___ Material provided

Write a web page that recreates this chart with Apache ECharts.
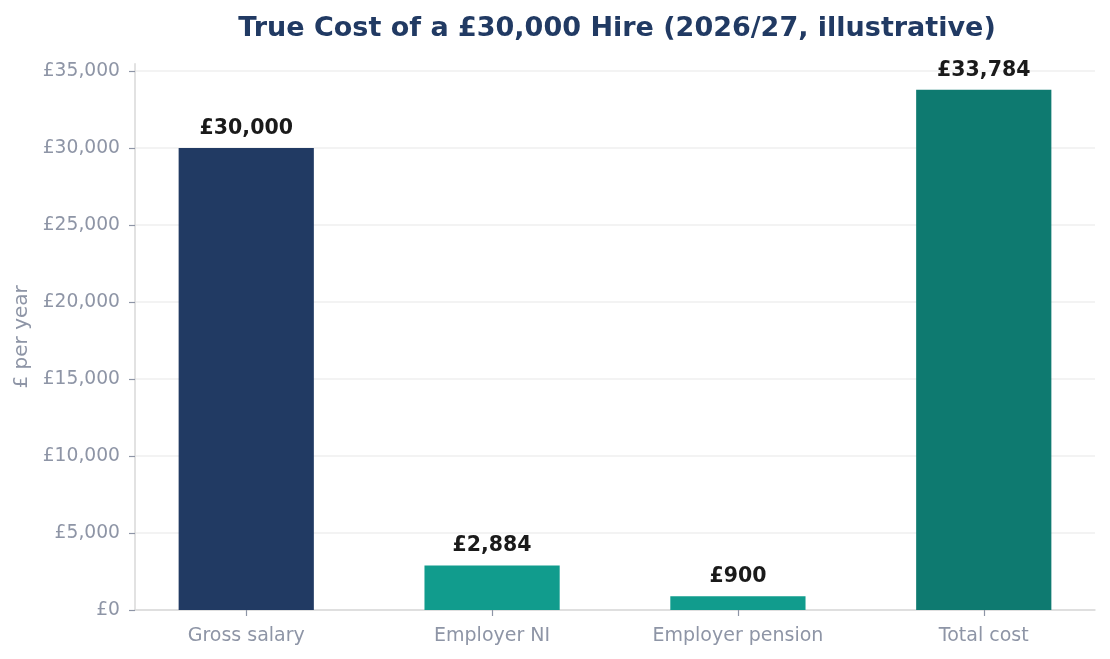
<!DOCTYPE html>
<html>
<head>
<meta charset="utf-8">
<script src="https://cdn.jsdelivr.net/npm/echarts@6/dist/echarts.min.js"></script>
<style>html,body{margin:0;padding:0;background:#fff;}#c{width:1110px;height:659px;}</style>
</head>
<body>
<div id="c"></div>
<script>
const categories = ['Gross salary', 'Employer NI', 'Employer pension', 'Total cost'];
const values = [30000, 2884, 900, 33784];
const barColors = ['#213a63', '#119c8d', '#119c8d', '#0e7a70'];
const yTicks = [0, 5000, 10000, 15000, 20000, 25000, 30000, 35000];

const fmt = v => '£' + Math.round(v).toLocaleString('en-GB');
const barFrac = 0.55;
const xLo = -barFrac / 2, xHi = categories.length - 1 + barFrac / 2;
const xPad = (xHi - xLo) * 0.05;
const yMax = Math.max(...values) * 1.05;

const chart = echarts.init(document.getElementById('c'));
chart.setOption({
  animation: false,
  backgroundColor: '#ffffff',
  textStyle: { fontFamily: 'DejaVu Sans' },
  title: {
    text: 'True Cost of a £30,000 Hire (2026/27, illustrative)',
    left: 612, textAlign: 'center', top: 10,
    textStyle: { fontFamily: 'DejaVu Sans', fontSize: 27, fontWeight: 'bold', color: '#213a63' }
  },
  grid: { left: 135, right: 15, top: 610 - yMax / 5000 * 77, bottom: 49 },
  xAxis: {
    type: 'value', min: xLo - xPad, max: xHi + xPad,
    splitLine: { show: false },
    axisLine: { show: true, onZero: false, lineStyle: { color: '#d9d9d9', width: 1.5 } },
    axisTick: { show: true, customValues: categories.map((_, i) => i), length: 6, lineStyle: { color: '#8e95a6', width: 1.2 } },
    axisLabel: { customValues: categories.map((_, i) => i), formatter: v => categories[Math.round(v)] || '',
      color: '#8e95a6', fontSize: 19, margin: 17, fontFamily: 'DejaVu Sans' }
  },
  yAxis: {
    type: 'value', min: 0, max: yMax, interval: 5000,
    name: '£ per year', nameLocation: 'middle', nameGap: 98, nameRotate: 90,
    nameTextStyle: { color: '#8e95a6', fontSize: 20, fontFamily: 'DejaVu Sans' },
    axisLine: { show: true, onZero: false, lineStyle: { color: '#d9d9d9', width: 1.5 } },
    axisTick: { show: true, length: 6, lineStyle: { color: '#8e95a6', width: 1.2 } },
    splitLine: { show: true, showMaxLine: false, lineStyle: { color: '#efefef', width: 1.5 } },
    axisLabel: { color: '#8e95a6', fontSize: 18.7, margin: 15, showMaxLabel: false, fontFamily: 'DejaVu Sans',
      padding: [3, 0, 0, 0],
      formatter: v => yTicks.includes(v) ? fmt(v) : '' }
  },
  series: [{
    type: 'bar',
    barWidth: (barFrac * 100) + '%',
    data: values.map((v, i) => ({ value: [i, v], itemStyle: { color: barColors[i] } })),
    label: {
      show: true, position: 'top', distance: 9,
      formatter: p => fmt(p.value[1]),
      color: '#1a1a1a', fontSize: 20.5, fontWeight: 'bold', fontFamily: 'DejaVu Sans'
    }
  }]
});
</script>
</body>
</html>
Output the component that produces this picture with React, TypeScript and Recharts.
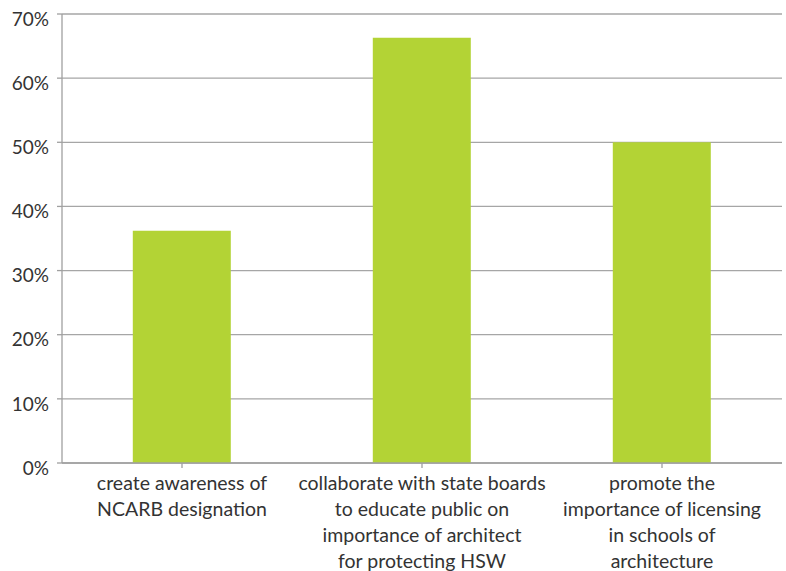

______

— Set exercise —
Among the entries, how many lines include the word "that"? Answer with a single number and nothing further.

— Response below —
2